Recorded information
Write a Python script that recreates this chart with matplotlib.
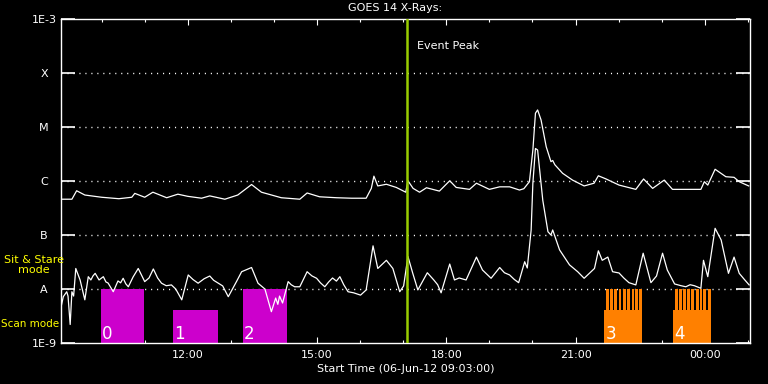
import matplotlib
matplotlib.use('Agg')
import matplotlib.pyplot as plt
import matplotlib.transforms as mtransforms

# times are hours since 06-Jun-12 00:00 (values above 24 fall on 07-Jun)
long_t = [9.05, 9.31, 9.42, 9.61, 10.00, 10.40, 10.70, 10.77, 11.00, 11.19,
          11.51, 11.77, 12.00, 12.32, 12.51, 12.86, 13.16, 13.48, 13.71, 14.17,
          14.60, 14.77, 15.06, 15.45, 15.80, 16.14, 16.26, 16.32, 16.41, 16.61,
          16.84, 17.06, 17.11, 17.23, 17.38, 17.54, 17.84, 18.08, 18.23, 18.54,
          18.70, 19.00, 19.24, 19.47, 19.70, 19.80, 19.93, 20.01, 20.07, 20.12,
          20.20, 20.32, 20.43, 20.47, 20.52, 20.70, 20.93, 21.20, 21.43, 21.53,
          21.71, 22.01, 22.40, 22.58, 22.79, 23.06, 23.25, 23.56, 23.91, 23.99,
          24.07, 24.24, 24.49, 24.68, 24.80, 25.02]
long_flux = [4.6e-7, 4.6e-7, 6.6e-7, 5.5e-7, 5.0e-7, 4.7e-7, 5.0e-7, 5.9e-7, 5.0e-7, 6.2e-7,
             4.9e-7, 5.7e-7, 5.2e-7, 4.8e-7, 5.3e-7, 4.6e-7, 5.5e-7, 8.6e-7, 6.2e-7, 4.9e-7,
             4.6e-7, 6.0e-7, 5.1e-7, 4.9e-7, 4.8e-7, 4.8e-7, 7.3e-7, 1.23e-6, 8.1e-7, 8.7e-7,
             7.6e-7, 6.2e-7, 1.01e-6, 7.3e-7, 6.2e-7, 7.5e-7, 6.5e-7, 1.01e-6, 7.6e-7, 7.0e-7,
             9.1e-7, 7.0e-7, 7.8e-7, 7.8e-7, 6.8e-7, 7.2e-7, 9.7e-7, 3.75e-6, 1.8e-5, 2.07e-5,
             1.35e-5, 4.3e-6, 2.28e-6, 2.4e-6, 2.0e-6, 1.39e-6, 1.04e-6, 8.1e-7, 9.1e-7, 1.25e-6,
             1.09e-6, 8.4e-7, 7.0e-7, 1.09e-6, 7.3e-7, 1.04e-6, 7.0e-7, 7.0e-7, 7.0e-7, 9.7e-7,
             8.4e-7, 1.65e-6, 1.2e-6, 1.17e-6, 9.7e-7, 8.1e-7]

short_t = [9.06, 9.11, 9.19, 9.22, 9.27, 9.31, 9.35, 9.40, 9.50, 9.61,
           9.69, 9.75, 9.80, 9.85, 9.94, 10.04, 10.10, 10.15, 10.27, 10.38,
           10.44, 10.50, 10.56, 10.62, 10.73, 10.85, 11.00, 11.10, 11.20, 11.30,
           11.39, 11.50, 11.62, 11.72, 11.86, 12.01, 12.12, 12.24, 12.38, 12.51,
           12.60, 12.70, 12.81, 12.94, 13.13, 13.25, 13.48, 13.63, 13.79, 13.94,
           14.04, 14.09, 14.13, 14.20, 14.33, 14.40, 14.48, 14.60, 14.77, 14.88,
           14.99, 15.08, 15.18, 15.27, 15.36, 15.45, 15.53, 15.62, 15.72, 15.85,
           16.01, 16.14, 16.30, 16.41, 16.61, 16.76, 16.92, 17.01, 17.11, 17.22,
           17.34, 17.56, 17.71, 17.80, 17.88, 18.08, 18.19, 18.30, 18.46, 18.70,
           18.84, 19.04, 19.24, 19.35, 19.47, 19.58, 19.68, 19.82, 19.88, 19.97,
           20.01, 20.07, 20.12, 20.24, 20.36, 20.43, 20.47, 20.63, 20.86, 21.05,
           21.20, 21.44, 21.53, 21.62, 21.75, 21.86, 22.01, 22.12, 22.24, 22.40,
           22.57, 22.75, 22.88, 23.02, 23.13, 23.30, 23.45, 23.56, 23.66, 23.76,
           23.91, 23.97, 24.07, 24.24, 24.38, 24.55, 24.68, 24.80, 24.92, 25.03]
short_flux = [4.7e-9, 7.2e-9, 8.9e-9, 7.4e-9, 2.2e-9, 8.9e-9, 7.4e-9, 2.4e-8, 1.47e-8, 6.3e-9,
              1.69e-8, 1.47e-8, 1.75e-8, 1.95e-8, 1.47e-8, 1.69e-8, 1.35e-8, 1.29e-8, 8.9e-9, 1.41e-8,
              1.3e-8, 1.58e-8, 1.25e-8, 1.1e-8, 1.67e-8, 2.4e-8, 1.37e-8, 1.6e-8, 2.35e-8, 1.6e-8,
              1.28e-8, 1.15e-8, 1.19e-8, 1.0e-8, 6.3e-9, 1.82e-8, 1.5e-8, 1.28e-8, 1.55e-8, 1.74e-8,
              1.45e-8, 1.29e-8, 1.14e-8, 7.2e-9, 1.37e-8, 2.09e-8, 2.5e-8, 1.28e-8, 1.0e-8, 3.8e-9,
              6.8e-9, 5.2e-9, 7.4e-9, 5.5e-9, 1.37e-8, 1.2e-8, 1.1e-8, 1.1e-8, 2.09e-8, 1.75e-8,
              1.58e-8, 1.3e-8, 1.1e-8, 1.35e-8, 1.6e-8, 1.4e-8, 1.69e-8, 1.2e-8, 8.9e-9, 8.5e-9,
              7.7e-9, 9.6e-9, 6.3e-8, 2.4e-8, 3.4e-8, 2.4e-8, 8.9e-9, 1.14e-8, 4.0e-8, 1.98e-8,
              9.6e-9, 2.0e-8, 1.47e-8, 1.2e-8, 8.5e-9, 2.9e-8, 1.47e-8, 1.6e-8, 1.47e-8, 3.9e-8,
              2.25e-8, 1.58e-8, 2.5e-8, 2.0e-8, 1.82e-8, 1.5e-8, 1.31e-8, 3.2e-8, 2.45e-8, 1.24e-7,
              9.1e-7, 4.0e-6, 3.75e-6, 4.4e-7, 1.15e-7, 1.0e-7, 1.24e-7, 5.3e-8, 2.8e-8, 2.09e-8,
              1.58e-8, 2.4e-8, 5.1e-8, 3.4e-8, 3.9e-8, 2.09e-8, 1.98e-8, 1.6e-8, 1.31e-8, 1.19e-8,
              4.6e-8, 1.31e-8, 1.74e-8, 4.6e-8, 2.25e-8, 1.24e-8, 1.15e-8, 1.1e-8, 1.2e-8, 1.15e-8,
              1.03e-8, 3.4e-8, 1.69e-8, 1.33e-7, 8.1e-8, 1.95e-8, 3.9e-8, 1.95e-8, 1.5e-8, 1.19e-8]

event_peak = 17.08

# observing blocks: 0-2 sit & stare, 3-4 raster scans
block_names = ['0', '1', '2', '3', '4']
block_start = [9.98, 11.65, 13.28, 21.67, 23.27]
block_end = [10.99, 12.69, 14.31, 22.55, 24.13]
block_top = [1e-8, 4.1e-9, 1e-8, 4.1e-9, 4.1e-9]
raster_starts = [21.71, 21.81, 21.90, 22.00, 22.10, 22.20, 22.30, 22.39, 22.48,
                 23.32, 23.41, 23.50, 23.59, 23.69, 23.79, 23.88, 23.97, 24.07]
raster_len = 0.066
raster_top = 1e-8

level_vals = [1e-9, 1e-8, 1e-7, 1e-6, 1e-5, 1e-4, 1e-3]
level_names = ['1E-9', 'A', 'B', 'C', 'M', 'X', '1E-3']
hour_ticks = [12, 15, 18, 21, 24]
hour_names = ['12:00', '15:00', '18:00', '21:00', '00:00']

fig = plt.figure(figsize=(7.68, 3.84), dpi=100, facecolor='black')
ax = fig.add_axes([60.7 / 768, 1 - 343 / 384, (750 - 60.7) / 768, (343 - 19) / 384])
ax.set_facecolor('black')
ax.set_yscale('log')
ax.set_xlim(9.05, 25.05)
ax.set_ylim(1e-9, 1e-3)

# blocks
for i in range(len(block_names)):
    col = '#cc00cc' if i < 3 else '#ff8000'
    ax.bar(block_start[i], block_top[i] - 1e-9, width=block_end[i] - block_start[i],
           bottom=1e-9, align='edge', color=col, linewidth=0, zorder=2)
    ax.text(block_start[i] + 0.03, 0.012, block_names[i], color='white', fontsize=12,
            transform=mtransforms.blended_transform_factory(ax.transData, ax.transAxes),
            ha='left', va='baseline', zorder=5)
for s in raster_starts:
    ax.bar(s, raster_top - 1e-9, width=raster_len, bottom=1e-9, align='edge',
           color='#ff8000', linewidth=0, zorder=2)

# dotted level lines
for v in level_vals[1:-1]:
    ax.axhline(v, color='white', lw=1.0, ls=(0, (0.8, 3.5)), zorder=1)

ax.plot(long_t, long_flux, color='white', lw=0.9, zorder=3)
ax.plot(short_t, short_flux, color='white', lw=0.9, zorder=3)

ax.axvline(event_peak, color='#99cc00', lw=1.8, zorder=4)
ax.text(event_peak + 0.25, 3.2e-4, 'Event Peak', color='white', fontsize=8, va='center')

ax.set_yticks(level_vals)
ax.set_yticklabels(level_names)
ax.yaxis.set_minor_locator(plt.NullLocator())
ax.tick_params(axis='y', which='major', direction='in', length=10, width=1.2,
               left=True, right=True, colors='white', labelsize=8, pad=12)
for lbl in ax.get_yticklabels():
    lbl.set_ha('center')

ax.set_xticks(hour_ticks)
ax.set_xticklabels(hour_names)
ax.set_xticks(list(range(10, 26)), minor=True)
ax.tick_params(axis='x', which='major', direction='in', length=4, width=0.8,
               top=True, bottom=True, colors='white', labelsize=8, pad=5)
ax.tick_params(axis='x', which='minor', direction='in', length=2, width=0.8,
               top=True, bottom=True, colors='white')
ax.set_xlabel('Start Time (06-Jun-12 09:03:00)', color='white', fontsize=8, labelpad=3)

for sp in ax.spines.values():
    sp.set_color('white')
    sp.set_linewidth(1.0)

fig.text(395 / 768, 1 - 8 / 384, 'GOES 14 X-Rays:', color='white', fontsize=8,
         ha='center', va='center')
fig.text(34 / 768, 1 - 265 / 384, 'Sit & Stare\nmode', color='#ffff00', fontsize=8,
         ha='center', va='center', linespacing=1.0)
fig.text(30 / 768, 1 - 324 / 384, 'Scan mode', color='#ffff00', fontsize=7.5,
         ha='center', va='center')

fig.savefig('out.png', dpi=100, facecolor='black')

Prompt
Only the lines from the top of the data through the line with "import matplotlib.transforms as mtransforms" should be quoted, exactly and with both ends kept; skip the pictures.

Exercise answer
Write a Python script that recreates this chart with matplotlib.
import matplotlib
matplotlib.use('Agg')
import matplotlib.pyplot as plt
import matplotlib.transforms as mtransforms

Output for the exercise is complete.